The design pattern I’m currently working towards would look like the following:
An example role, the goal of which is that each system would have one assigned role:
class role::example inherits role {
include profile::example
}
The role class itself would include the base profile (common core services configuration and OS baseline configuration):
class role {
include profile::base
}
Profile base (would include common dependency classes, and then pull in specific classes based on Facter data):
class profile::base (
Array $nameservers = $::nameservers,
String $domain = $::domain,
$search = $::search,
Array $ntpservers = $::ntpservers,
) {
# Common for all OS
include ::stdlib
# Include OS Specific Customization
include "profile::${downcase($::kernel)}::base"
}
There would be directories for linux, windows, solaris, aix, etc. Each would have it’s respective OS configuration, like the linux example:
class profile::linux::base (
Array $nameservers = $::nameservers,
String $domain = $::domain,
$search = $::search,
Array $ntpservers = $::ntpservers,
String $relayhost = $::relayhost,
String $syslog_server = $::syslog_server,
String $collectd_server = $::collectd_server,
String $puppetmaster = $::puppetmaster
) {
# Include Linux OS specific configuration parameters
include "profile::linux::${downcase($::operatingsystem)}"

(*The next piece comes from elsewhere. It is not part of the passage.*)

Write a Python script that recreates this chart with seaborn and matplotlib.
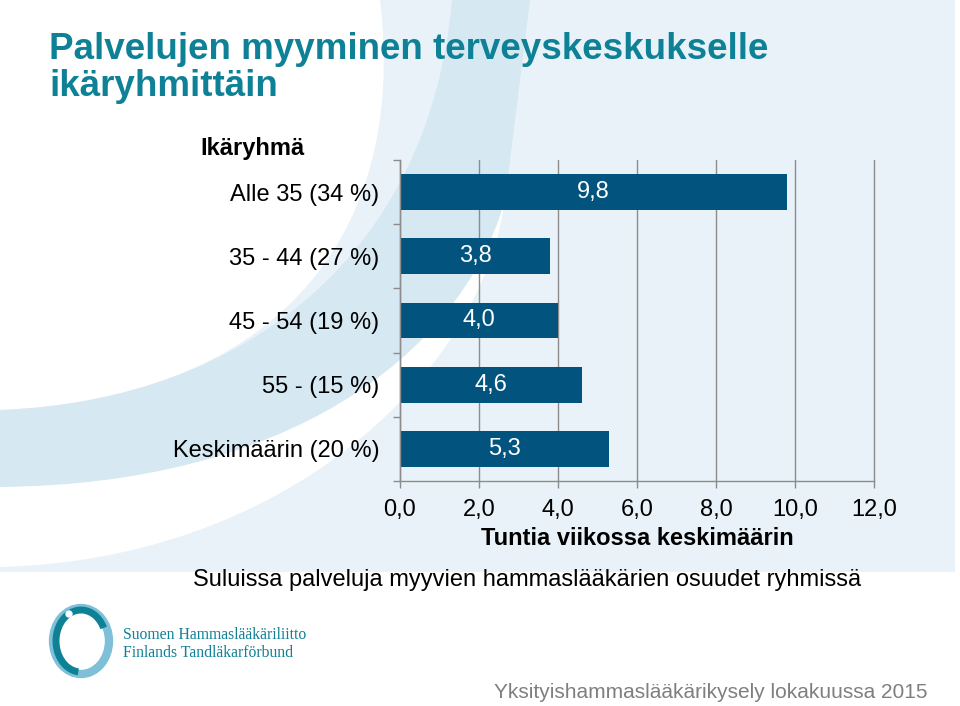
import matplotlib
matplotlib.use("Agg")
import matplotlib.pyplot as plt
from matplotlib.path import Path
from matplotlib.patches import PathPatch, Rectangle, Ellipse, Arc
import seaborn as sns
import pandas as pd

# Data
categories = ["Alle 35 (34 %)", "35 - 44 (27 %)", "45 - 54 (19 %)", "55 - (15 %)", "Keskimäärin (20 %)"]
hours = [9.8, 3.8, 4.0, 4.6, 5.3]
x_ticks = [0, 2, 4, 6, 8, 10, 12]

title = "Palvelujen myyminen terveyskeskukselle\nikäryhmittäin"
y_title = "Ikäryhmä"
x_title = "Tuntia viikossa keskimäärin"
note = "Suluissa palveluja myyvien hammaslääkärien osuudet ryhmissä"
footer = "Yksityishammaslääkärikysely lokakuussa 2015"
logo_lines = ["Suomen Hammaslääkäriliitto", "Finlands Tandläkarförbund"]

BAR = "#02547f"
TEAL = "#0e8197"
LIGHT = "#e8f2f8"
BAND = "#d6e8f2"
GRID = "#8c8c8c"
FS = 17

sns.set_theme(style="white")
plt.rcParams["font.family"] = ["Liberation Sans", "DejaVu Sans"]
plt.rcParams["text.color"] = "black"
plt.rcParams["xtick.color"] = "black"
plt.rcParams["ytick.color"] = "black"
plt.rcParams["axes.labelcolor"] = "black"

fig = plt.figure(figsize=(9.6, 7.06), dpi=100)

# background decoration in pixel coordinates
bg = fig.add_axes([0, 0, 1, 1])
bg.set_xlim(0, 960)
bg.set_ylim(706, 0)
bg.axis("off")
bg.add_patch(Rectangle((0, 0), 955, 572, color=LIGHT, lw=0))

def curve_patch(verts, codes, color):
    bg.add_patch(PathPatch(Path(verts, codes), facecolor=color, edgecolor="none"))

M, C, L, Z = Path.MOVETO, Path.CURVE4, Path.LINETO, Path.CLOSEPOLY
# white top-left area
curve_patch([(0, 0), (380, 0), (410, 250), (260, 400), (0, 410), (0, 0)],
            [M, L, C, C, C, Z], "white")
# darker band
curve_patch([(452, 0), (430, 250), (250, 400), (0, 410), (0, 487),
             (280, 485), (460, 360), (505, 200), (530, 0), (452, 0)],
            [M, C, C, C, L, C, C, C, L, Z], BAND)
# white swoosh
curve_patch([(0, 487), (280, 485), (460, 360), (505, 200),
             (480, 380), (280, 560), (0, 567), (0, 487)],
            [M, C, C, C, C, C, C, Z], "white")

# logo
bg.add_patch(Ellipse((81, 641), 56, 66, fill=False, ec="#7dc0d8", lw=6))
bg.add_patch(Arc((81, 641), 50, 62, theta1=95, theta2=330, ec=TEAL, lw=5))
bg.add_patch(Ellipse((69, 614), 6, 6, color="white"))
bg.text(123, 635, logo_lines[0], family="Liberation Serif", fontsize=11.3,
        color=TEAL, va="center", ha="left")
bg.text(123, 653, logo_lines[1], family="Liberation Serif", fontsize=11.3,
        color=TEAL, va="center", ha="left")

# texts
fig.text(49 / 960, 1 - 32 / 706, title, fontsize=26.5, fontweight="bold",
         color=TEAL, ha="left", va="top", linespacing=1.08)
fig.text(253 / 960, 1 - 148 / 706, y_title, fontsize=FS, fontweight="bold",
         ha="center", va="center")
fig.text(527 / 960, 1 - 580 / 706, note, fontsize=FS, ha="center", va="center")
fig.text(928 / 960, 1 - 693 / 706, footer, fontsize=15, ha="right", va="center", color="#7f7f7f")

# main chart
ax = fig.add_axes([400 / 960, 1 - 481 / 706, 474 / 960, 321 / 706])
ax.patch.set_alpha(0)
df = pd.DataFrame({"group": categories, "hours": hours})
sns.barplot(data=df, x="hours", y="group", orient="h", color=BAR,
            saturation=1, width=0.56, linewidth=0, ax=ax)

ax.set_xlim(0, 12)
ax.set_ylim(4.5, -0.5)
ax.set_xticks(x_ticks)
ax.set_xticklabels([f"{v:.1f}".replace(".", ",") for v in x_ticks], fontsize=FS)
ax.set_yticks(range(len(categories)))
ax.set_yticklabels(categories, fontsize=FS)
ax.set_yticks([i - 0.5 for i in range(len(categories) + 1)], minor=True)
ax.tick_params(axis="y", which="major", length=0, pad=15)
ax.tick_params(axis="y", which="minor", length=5, color=GRID, width=1, left=True)
ax.tick_params(axis="x", length=5, color=GRID, width=1, bottom=True, pad=8)
ax.xaxis.grid(True, color=GRID, lw=1)
for gl in ax.get_xgridlines():
    gl.set_clip_on(False)
ax.set_axisbelow(True)
for side in ["top", "right"]:
    ax.spines[side].set_visible(False)
for side in ["left", "bottom"]:
    ax.spines[side].set_color(GRID)
    ax.spines[side].set_linewidth(1)
ax.set_ylabel("")
ax.set_xlabel(x_title, fontsize=FS, fontweight="bold", labelpad=4)

for cont in ax.containers:
    ax.bar_label(cont, labels=[f"{v:.1f}".replace(".", ",") for v in hours],
                 label_type="center", color="white", fontsize=FS)

fig.savefig("out.png", dpi=100)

# Common Includes for all Linux Systems
include profile::linux::puppet
include profile::linux::dnsclient
include profile::linux::time
include profile::linux::logging
...
}
The idea is that things that need to be customized for CentOS, RHEL, SuSE, Debian, Ubuntu, etc. would be customized in the down-cased $::operatingsystem file. Each core service would have some decision logic for configuring the systemd versions of core services, or the traditional ones. You’ll note that I have some nameservers and ntpservers parameters in profile::base and profile::linux::base; part of my uncertainty is where to place parameters so that operations doesn’t have to put Smart Parameter overrides all over the place in the Foreman dashboard (and people lose track of what is applied where). My hope was to put core stuff (DNS, NTP, domains, etc.) in the profile::base, and then handle OS specific configurations in their classes, but maybe I’m actually causing more sprawl that way, and should just leave all parameters in each OS specific class… And at this point, I’m still working on infrastructure level classes, and haven’t gotten to workload specific classes yet, which will be a whole different pile of fun…

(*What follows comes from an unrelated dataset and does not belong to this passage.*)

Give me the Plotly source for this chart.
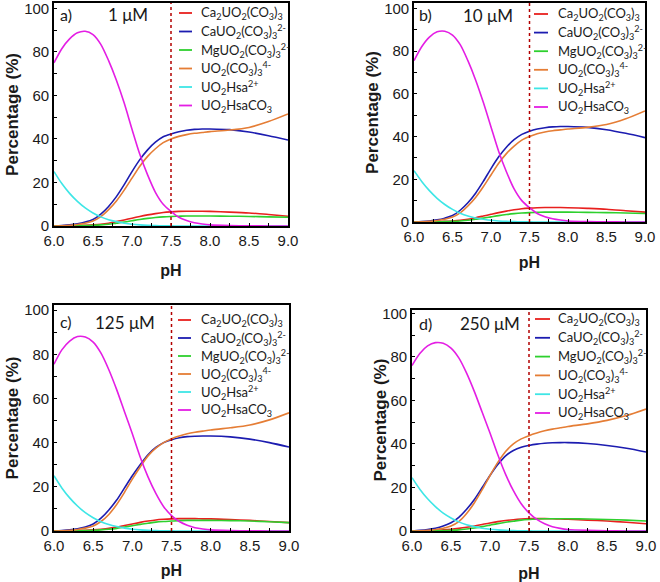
import plotly.graph_objects as go

OFF = 0
W, H = 660, 582

ph = [6.0, 6.1, 6.2, 6.3, 6.4, 6.5, 6.6, 6.7, 6.8, 6.9, 7.0, 7.1, 7.2, 7.3, 7.4, 7.5,
      7.6, 7.7, 7.8, 7.9, 8.0, 8.25, 8.5, 8.75, 9.0]

species = [
    "Ca<sub>2</sub>UO<sub>2</sub>(CO<sub>3</sub>)<sub>3</sub>",
    "CaUO<sub>2</sub>(CO<sub>3</sub>)<sub>3</sub><sup>2-</sup>",
    "MgUO<sub>2</sub>(CO<sub>3</sub>)<sub>3</sub><sup>2-</sup>",
    "UO<sub>2</sub>(CO<sub>3</sub>)<sub>3</sub><sup>4-</sup>",
    "UO<sub>2</sub>Hsa<sup>2+</sup>",
    "UO<sub>2</sub>HsaCO<sub>3</sub>",
]
colors = ["#e8201e", "#1c1cb0", "#2ed02e", "#e57d35", "#3ee6e6", "#e41ee4"]

panel_labels = ["a)", "b)", "c)", "d)"]
conc_labels = ["1 \u03bcM", "10 \u03bcM", "125 \u03bcM", "250 \u03bcM"]

# ---- panel a : 1 uM
a_ca2 = [0, 0, 0.1, 0.2, 0.3, 0.5, 0.8, 1.3, 2.0, 2.8, 3.6, 4.4, 5.1, 5.7, 6.2, 6.5,
         6.7, 6.8, 6.8, 6.8, 6.7, 6.4, 6.0, 5.3, 4.5]
a_ca = [0, 0.2, 0.5, 1.0, 1.8, 3.0, 5.5, 9.0, 13.5, 19.0, 25.0, 30.5, 35.0, 38.5, 41.0, 42.3,
        43.3, 44.0, 44.4, 44.6, 44.6, 44.3, 43.2, 41.5, 39.5]
a_mg = [0, 0, 0, 0.1, 0.2, 0.3, 0.5, 0.8, 1.3, 1.8, 2.4, 3.0, 3.5, 3.9, 4.2, 4.4,
        4.5, 4.6, 4.6, 4.6, 4.6, 4.5, 4.4, 4.2, 4.0]
a_uo2co3 = [0, 0.1, 0.3, 0.7, 1.3, 2.3, 4.3, 7.5, 11.5, 16.5, 22.0, 27.5, 32.0, 35.5, 38.3, 40.0,
            41.2, 42.0, 42.6, 43.0, 43.4, 44.1, 45.3, 48.0, 51.5]
a_hsa = [25.0, 19.5, 15.0, 11.3, 8.3, 6.0, 4.2, 2.9, 2.0, 1.3, 0.8, 0.5, 0.3, 0.2, 0.1, 0.05,
         0, 0, 0, 0, 0, 0, 0, 0, 0]
a_hsaco3 = [75.0, 81.5, 86.0, 88.8, 89.5, 88.0, 83.5, 76.0, 67.0, 56.5, 44.5, 33.0, 23.5, 15.5, 10.0, 6.7,
            4.0, 2.5, 1.5, 0.9, 0.5, 0.2, 0.1, 0, 0]

# ---- panel b : 10 uM
b_ca2 = [0, 0, 0.1, 0.2, 0.3, 0.5, 0.8, 1.3, 2.0, 2.8, 3.6, 4.4, 5.1, 5.7, 6.2, 6.5,
         6.7, 6.8, 6.8, 6.8, 6.7, 6.4, 6.0, 5.3, 4.6]
b_ca = [0, 0.2, 0.5, 1.0, 1.8, 3.0, 5.5, 9.0, 13.5, 19.0, 25.0, 30.5, 35.0, 38.5, 41.0, 42.5,
        43.5, 44.1, 44.5, 44.7, 44.7, 44.3, 43.2, 41.5, 39.5]
b_mg = [0, 0, 0, 0.1, 0.2, 0.3, 0.5, 0.8, 1.3, 1.8, 2.4, 3.0, 3.5, 3.9, 4.2, 4.4,
        4.5, 4.6, 4.6, 4.6, 4.6, 4.5, 4.4, 4.2, 4.0]
b_uo2co3 = [0, 0.1, 0.3, 0.7, 1.3, 2.3, 4.3, 7.5, 11.5, 16.5, 22.0, 27.5, 32.0, 35.5, 38.3, 40.0,
            41.3, 42.1, 42.7, 43.1, 43.5, 44.3, 45.6, 48.3, 52.0]
b_hsa = [24.0, 19.0, 14.7, 11.1, 8.2, 5.9, 4.1, 2.8, 1.9, 1.3, 0.8, 0.5, 0.3, 0.2, 0.1, 0.05,
         0, 0, 0, 0, 0, 0, 0, 0, 0]
b_hsaco3 = [75.5, 82.0, 86.5, 89.0, 89.3, 87.5, 83.0, 75.5, 66.5, 56.0, 44.5, 33.0, 23.5, 15.5, 10.0, 6.7,
            4.0, 2.5, 1.5, 0.9, 0.5, 0.2, 0.1, 0, 0]

# ---- panel c : 125 uM
c_ca2 = [0, 0, 0.1, 0.2, 0.3, 0.5, 0.8, 1.2, 1.8, 2.5, 3.2, 3.9, 4.5, 5.0, 5.3, 5.5,
         5.6, 5.6, 5.6, 5.5, 5.5, 5.2, 4.8, 4.3, 3.8]
c_ca = [0, 0.2, 0.5, 1.0, 1.8, 3.2, 5.8, 9.5, 14.0, 19.5, 25.0, 30.0, 34.5, 37.8, 40.0, 41.3,
        42.2, 42.7, 42.9, 43.0, 43.0, 42.6, 41.6, 40.0, 38.0]
c_mg = [0, 0, 0, 0.1, 0.2, 0.3, 0.5, 0.8, 1.2, 1.8, 2.4, 3.0, 3.5, 4.0, 4.3, 4.5,
        4.7, 4.8, 4.8, 4.8, 4.8, 4.7, 4.5, 4.2, 3.8]
c_uo2co3 = [0, 0.1, 0.3, 0.7, 1.3, 2.3, 4.3, 7.5, 12.0, 17.5, 23.5, 29.0, 34.0, 37.5, 40.0, 41.8,
            43.0, 44.0, 44.7, 45.2, 45.7, 46.7, 48.0, 50.3, 53.5]
c_hsa = [25.0, 19.5, 15.0, 11.3, 8.3, 6.0, 4.2, 2.9, 2.0, 1.3, 0.8, 0.5, 0.3, 0.2, 0.1, 0.05,
         0, 0, 0, 0, 0, 0, 0, 0, 0]
c_hsaco3 = [75.5, 82.0, 86.0, 88.0, 87.8, 85.5, 80.5, 73.0, 64.0, 54.0, 44.0, 33.5, 24.5, 17.0, 11.0, 7.0,
            4.3, 2.6, 1.5, 0.9, 0.5, 0.2, 0.1, 0, 0]

# ---- panel d : 250 uM
d_ca2 = [0, 0, 0.1, 0.3, 0.5, 0.8, 1.2, 1.7, 2.3, 3.0, 3.7, 4.3, 4.8, 5.2, 5.5, 5.7,
         5.7, 5.7, 5.6, 5.5, 5.4, 5.0, 4.6, 4.0, 3.3]
d_ca = [0, 0.3, 0.7, 1.3, 2.3, 3.8, 6.3, 10.0, 14.5, 20.0, 25.5, 30.5, 34.5, 37.0, 38.5, 39.3,
        39.9, 40.3, 40.5, 40.6, 40.6, 40.2, 39.3, 38.0, 36.3]
d_mg = [0, 0, 0, 0.1, 0.2, 0.3, 0.5, 0.9, 1.4, 2.0, 2.7, 3.4, 4.0, 4.5, 5.0, 5.3,
        5.5, 5.6, 5.6, 5.6, 5.6, 5.5, 5.3, 5.0, 4.6]
d_uo2co3 = [0, 0.1, 0.3, 0.7, 1.3, 2.3, 4.3, 8.0, 13.0, 19.0, 25.5, 31.5, 36.5, 40.0, 42.3, 43.8,
            45.0, 46.0, 46.8, 47.4, 48.0, 49.2, 50.8, 53.0, 56.0]
d_hsa = [24.5, 19.2, 14.8, 11.2, 8.2, 6.0, 4.2, 2.9, 2.0, 1.3, 0.8, 0.5, 0.3, 0.2, 0.1, 0.05,
         0, 0, 0, 0, 0, 0, 0, 0, 0]
d_hsaco3 = [76.0, 81.5, 85.0, 86.5, 86.2, 84.0, 79.5, 72.5, 64.0, 54.5, 45.0, 35.0, 26.0, 18.5, 12.5, 8.3,
            5.3, 3.3, 2.0, 1.2, 0.7, 0.3, 0.1, 0, 0]

panels_data = [
    [a_ca2, a_ca, a_mg, a_uo2co3, a_hsa, a_hsaco3],
    [b_ca2, b_ca, b_mg, b_uo2co3, b_hsa, b_hsaco3],
    [c_ca2, c_ca, c_mg, c_uo2co3, c_hsa, c_hsaco3],
    [d_ca2, d_ca, d_mg, d_uo2co3, d_hsa, d_hsaco3],
]

x_ticks = [6.0, 6.5, 7.0, 7.5, 8.0, 8.5, 9.0]
y_ticks = [0, 20, 40, 60, 80, 100]
ph_line = 7.5

# layout in window pixels: plot boxes (left, right, top, bottom) and y-range top
boxes = [
    (54, 288, 3, 226, 102.5),
    (414, 645, 3, 222, 102.5),
    (54, 289, 305, 531, 102.3),
    (412, 646, 310, 531, 101.5),
]
ytitle_standoff = [1, 1, 1, None]
xtitle_standoff = [17, 13, 12, 16]
# legend: swatch x0, swatch x1, text x, first row y, row step
legend_geo = [
    (179, 192, 199, 13, 18.5),
    (534, 548, 556, 14, 18.6),
    (178, 191, 199, 320, 18.0),
    (535, 550, 556, 319, 18.8),
]
label_pos = [(58, 14), (417, 14), (58, 321), (417, 323)]
conc_pos = [(128, 14), (488, 15), (125, 322), (490, 323)]
d_ytitle_x = 380


def px(x):
    return (x - OFF) / W


def py(y):
    return 1 - (y - OFF) / H


fig = go.Figure()
tick_font = dict(family="Liberation Sans, Arial", size=15, color="#1a1a1a")
xtitle_font = dict(family="Liberation Sans, Arial", size=16, color="#1a1a1a")
ytitle_font = dict(family="Liberation Sans, Arial", size=17, color="#1a1a1a")
leg_font = dict(family="Lato, Carlito, sans-serif", size=13, color="#1a1a1a")

for i, series in enumerate(panels_data):
    k = "" if i == 0 else str(i + 1)
    for name, vals, col in zip(species, series, colors):
        fig.add_trace(go.Scatter(
            x=ph, y=vals, name=name, mode="lines",
            line=dict(color=col, width=1.6, shape="spline", smoothing=0.8),
            xaxis="x" + k, yaxis="y" + k, showlegend=False,
        ))
    l, r, t, b, ytop = boxes[i]
    fig.layout["xaxis" + k] = dict(
        domain=[px(l), px(r)], anchor="y" + k, range=[6.0, 9.0], automargin=False,
        tickvals=x_ticks, ticktext=[f"{v:.1f}" for v in x_ticks],
        ticks="inside", ticklen=3, tickcolor="black", tickwidth=1.2,
        minor=dict(dtick=0.25, ticks="inside", ticklen=3, tickcolor="black"),
        showline=True, linecolor="black", linewidth=1.6, mirror=True,
        showgrid=False, zeroline=False, tickfont=tick_font, ticklabeloverflow="allow",
        title=dict(text="<b>pH</b>", font=xtitle_font, standoff=xtitle_standoff[i]),
    )
    ytitle = dict(text="<b>Percentage (%)</b>", font=ytitle_font, standoff=ytitle_standoff[i]) \
        if ytitle_standoff[i] is not None else dict(text="")
    fig.layout["yaxis" + k] = dict(
        domain=[py(b), py(t)], anchor="x" + k, range=[0, ytop], automargin=False,
        tickvals=y_ticks, ticks="inside", ticklen=3, tickcolor="black", tickwidth=1.2,
        minor=dict(dtick=10, ticks="inside", ticklen=3, tickcolor="black"),
        showline=True, linecolor="black", linewidth=1.6, mirror=True,
        showgrid=False, zeroline=False, tickfont=tick_font, ticklabeloverflow="allow",
        title=ytitle,
    )
    if ytitle_standoff[i] is None:
        fig.add_annotation(text="<b>Percentage (%)</b>", textangle=-90,
                           x=px(d_ytitle_x), y=(py(b) + py(t)) / 2, xref="paper", yref="paper",
                           xanchor="center", yanchor="middle", showarrow=False, font=ytitle_font)
    fig.add_shape(type="line", xref="x" + k, yref="y" + k + " domain",
                  x0=ph_line, x1=ph_line, y0=0, y1=1,
                  line=dict(color="#b30000", width=1.5, dash="dot"))
    # legend drawn inside the panel
    sx0, sx1, tx, ry0, rstep = legend_geo[i]
    for j, (name, col) in enumerate(zip(species, colors)):
        yy = py(ry0 + j * rstep)
        fig.add_shape(type="line", xref="paper", yref="paper",
                      x0=px(sx0), x1=px(sx1), y0=yy, y1=yy,
                      line=dict(color=col, width=1.8))
        fig.add_annotation(text=name, x=px(tx), y=yy, xref="paper", yref="paper",
                           xanchor="left", yanchor="middle", showarrow=False, font=leg_font)
    fig.add_annotation(text=panel_labels[i], x=px(label_pos[i][0]), y=py(label_pos[i][1]),
                       xref="paper", yref="paper", xanchor="left", yanchor="middle",
                       showarrow=False,
                       font=dict(family="Lato, sans-serif", size=16, color="#1a1a1a"))
    fig.add_annotation(text=conc_labels[i], x=px(conc_pos[i][0]), y=py(conc_pos[i][1]),
                       xref="paper", yref="paper", xanchor="center", yanchor="middle",
                       showarrow=False,
                       font=dict(family="Lato, sans-serif", size=17, color="#1a1a1a"))

fig.update_layout(
    width=W, height=H, margin=dict(l=0, r=0, t=0, b=0),
    paper_bgcolor="white", plot_bgcolor="white",
)

# the page body default margin would offset the figure by 8px
fig.write_html("out.html", config={"displayModeBar": False},
               post_script="document.body.style.margin='0';")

So, currently, I have Smart Class parameter overrides for stuff like nameservers, which I set as ‘array’ and set the default value to ["<%= @host.subnet.dns_primary %>","<%= @host.subnet.dns_secondary %>"]. I set other things as parameters in Subnets, domains, locations, as needed for those things, because they are specific to a place/network/group/etc. I have some global parameters like ‘hostgroup_name’ being set to <%= @host.hostgroup.name %>. So there is a bit of scatter on that front as well. It’s currently handled using scripts that use the hammer_cli to set the parameters/overrides/settings, and could be documented appropriately when the design pattern is fully established.
Puppet 4 and 5 seem to handle inheritance differently than Puppet 2 & 3, and a lot of the examples out there reference hiera lookups, not pulling from Foreman parameters. Before I go too far down my proposed path (and maybe paint myself into a corner), I’m hoping someone might give me a sanity check on what I’m currently doing based on their experiences. This implementation has the potential to get big and move to a number of non-connected environments, so I’m trying to get a solid procedural foundation and class framework in place to accommodate that, and have a good flow from the engineering side to the ops side.
I would greatly appreciate any feedback you all would care to share! Thanks in advance for your time and comments!